The Yankees retired Lou Gehrig’s number in 1939 and then just can’t seem to kick the habit. They are up to 21 now, which is why current Yankees have to wear awful baseball numbers like 95 (Oswaldo Cabrera) and 71 (Ian Hamilton). There is literally not a number available until you get to #11 (but don’t give them any ideas about honoring Brett Gardner or Fred Stanley).

But the biggest don’t-go-there for number retiring numbers is for high school athletes. That’s not just a slippery slope; it’s a sheet of ice.

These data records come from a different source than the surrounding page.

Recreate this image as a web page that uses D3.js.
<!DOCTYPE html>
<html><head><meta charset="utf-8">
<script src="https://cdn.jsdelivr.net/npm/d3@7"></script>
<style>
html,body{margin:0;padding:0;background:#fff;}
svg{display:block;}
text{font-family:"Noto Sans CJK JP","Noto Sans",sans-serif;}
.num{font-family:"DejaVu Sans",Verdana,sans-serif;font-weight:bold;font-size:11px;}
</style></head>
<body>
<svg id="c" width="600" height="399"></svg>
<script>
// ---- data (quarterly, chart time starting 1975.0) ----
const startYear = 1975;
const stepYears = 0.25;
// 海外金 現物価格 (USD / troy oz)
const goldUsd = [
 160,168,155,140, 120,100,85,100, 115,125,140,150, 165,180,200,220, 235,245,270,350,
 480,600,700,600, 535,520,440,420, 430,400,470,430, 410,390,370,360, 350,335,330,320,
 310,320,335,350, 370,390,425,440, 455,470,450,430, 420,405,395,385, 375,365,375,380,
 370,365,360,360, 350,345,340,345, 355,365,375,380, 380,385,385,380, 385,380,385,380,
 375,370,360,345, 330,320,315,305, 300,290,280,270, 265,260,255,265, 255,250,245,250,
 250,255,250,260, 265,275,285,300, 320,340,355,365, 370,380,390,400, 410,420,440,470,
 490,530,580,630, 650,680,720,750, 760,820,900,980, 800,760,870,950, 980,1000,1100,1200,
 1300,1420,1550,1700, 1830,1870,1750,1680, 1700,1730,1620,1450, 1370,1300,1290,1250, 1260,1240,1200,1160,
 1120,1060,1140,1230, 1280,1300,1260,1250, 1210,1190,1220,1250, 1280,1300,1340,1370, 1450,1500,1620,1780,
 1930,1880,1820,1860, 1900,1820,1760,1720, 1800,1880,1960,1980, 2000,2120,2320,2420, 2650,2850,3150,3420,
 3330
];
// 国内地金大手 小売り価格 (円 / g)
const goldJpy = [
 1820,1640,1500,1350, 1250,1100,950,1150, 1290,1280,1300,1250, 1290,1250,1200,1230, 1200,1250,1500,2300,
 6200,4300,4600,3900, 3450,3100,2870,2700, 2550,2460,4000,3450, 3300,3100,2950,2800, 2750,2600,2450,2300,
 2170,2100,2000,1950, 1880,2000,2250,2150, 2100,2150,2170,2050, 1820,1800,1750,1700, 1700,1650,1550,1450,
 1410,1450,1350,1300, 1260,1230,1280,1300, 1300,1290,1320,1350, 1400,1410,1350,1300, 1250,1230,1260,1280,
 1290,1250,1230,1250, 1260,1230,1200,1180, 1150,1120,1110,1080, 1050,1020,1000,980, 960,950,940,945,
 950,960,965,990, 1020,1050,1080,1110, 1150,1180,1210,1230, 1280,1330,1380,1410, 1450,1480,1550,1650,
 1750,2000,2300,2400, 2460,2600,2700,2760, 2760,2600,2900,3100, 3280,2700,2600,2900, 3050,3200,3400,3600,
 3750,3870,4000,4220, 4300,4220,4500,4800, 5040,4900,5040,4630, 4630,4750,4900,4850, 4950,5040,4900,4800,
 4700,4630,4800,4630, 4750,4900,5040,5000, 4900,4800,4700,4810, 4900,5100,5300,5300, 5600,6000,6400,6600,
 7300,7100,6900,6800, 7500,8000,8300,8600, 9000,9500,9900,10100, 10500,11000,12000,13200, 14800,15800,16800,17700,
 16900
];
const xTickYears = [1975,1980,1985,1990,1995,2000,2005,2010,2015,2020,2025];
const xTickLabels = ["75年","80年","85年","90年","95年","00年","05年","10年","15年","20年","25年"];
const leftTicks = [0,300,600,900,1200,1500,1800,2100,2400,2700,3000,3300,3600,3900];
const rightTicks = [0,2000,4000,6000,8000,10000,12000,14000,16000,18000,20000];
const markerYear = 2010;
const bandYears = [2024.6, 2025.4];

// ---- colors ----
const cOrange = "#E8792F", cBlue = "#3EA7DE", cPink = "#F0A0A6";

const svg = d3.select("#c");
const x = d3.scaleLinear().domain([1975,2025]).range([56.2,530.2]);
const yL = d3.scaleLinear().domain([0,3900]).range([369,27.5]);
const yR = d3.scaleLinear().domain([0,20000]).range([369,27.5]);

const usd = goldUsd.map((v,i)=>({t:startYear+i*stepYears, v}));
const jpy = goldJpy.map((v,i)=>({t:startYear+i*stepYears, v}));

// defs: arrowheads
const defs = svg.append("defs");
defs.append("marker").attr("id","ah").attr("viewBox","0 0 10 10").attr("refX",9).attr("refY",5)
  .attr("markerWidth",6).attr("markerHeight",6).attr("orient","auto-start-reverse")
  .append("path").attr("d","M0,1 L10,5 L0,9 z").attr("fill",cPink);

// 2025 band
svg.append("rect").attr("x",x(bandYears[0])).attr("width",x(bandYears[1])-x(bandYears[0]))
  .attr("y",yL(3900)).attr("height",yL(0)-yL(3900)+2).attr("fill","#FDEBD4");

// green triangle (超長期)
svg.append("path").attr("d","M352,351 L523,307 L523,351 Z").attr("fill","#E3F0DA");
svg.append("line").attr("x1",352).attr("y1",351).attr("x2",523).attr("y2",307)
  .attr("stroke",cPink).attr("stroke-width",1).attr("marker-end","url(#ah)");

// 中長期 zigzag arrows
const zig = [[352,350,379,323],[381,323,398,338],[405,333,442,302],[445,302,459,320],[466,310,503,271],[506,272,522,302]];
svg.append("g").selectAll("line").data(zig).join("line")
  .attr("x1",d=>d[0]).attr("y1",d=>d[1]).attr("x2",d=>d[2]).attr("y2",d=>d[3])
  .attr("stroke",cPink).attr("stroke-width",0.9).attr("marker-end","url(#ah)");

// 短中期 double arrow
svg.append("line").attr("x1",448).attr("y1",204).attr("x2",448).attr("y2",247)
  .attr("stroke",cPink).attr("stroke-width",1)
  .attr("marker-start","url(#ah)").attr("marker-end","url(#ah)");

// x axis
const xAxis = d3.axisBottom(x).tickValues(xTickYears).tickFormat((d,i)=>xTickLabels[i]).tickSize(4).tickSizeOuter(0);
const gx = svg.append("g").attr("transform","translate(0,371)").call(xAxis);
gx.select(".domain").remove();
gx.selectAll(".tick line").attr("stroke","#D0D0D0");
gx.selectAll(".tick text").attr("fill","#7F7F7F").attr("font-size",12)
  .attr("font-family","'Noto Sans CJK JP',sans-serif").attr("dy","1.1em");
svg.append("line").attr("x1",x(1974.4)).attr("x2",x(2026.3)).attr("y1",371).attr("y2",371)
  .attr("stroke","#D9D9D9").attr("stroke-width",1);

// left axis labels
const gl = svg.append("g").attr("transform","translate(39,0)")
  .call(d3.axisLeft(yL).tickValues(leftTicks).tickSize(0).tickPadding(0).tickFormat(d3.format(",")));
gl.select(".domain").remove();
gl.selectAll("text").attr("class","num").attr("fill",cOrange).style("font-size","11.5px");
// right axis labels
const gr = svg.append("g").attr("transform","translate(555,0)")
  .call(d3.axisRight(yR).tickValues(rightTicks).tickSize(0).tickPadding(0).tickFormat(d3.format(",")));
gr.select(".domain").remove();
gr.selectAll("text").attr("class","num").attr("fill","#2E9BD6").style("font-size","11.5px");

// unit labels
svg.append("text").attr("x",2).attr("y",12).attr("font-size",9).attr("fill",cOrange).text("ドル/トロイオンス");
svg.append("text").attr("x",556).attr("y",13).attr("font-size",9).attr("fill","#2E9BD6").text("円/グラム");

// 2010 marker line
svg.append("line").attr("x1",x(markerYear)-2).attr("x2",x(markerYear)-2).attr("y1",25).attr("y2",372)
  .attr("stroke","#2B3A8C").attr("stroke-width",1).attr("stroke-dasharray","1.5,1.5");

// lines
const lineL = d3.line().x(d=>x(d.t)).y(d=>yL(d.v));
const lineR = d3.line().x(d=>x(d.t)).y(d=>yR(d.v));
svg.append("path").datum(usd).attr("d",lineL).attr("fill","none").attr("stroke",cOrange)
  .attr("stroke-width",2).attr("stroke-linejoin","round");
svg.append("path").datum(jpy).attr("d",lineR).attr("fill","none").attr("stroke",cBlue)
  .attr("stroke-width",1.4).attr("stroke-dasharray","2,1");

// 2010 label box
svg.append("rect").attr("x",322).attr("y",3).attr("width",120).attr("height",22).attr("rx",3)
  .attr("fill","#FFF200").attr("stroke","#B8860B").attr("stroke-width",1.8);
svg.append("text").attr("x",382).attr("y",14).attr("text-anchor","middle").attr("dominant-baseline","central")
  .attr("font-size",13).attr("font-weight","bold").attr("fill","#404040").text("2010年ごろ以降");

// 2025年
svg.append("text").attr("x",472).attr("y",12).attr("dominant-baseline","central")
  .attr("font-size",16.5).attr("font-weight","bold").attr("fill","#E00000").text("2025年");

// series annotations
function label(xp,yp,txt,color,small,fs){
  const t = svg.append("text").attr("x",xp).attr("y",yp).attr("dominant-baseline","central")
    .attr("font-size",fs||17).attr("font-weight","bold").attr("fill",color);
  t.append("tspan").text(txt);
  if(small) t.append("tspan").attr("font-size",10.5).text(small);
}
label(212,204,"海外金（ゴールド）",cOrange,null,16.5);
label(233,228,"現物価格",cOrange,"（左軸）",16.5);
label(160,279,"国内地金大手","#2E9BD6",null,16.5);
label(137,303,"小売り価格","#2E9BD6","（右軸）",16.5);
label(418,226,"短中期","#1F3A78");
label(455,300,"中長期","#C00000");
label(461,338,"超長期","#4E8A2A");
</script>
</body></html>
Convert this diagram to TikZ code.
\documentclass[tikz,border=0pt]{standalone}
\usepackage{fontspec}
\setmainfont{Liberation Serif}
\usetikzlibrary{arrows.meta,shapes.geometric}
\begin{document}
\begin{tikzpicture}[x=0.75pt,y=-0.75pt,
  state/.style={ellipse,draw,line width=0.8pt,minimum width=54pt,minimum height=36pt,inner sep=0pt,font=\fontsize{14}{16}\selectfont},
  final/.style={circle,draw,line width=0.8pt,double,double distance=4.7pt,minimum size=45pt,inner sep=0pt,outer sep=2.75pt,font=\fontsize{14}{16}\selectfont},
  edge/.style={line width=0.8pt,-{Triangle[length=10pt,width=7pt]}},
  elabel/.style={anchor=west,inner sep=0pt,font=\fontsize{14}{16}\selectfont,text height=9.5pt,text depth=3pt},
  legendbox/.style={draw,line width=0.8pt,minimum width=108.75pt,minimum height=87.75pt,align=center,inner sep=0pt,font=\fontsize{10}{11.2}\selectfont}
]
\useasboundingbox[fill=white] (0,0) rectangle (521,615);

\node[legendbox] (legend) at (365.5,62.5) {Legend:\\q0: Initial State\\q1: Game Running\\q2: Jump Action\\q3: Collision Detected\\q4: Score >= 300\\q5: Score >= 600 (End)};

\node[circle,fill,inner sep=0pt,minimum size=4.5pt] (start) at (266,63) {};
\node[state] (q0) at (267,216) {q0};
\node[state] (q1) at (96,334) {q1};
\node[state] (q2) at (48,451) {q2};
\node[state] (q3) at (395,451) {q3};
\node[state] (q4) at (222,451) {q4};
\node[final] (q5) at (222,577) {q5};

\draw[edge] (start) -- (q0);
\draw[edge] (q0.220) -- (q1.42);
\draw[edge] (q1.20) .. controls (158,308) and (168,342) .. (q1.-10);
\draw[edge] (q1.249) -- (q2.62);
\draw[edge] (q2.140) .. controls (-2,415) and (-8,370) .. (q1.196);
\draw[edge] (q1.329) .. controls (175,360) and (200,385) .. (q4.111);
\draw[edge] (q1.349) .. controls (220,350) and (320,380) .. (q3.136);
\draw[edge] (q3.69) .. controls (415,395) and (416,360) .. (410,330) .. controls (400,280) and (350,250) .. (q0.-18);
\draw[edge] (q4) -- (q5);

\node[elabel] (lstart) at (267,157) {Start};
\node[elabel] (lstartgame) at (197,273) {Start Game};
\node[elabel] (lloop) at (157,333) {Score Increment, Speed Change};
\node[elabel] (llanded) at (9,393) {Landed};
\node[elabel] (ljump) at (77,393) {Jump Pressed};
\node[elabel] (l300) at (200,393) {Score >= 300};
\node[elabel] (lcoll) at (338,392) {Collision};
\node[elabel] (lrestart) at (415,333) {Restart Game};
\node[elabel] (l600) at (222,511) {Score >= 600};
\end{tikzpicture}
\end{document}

Many years ago, I did a story on a legendary basketball player at a local high school which mentioned that his number has been retired more than 20 years earlier.

Except that it wasn’t.

Nobody had bothered to notice that number was being worn by the backup point guard.

There are too many things that can go wrong when you start retiring high school numbers. Accomplishments that seem great to some in the moment might not seem as great a few years down the road.

Stadiums, statues and retired numbers all seem like wonderful ideas at the time. But far too often, that time passes.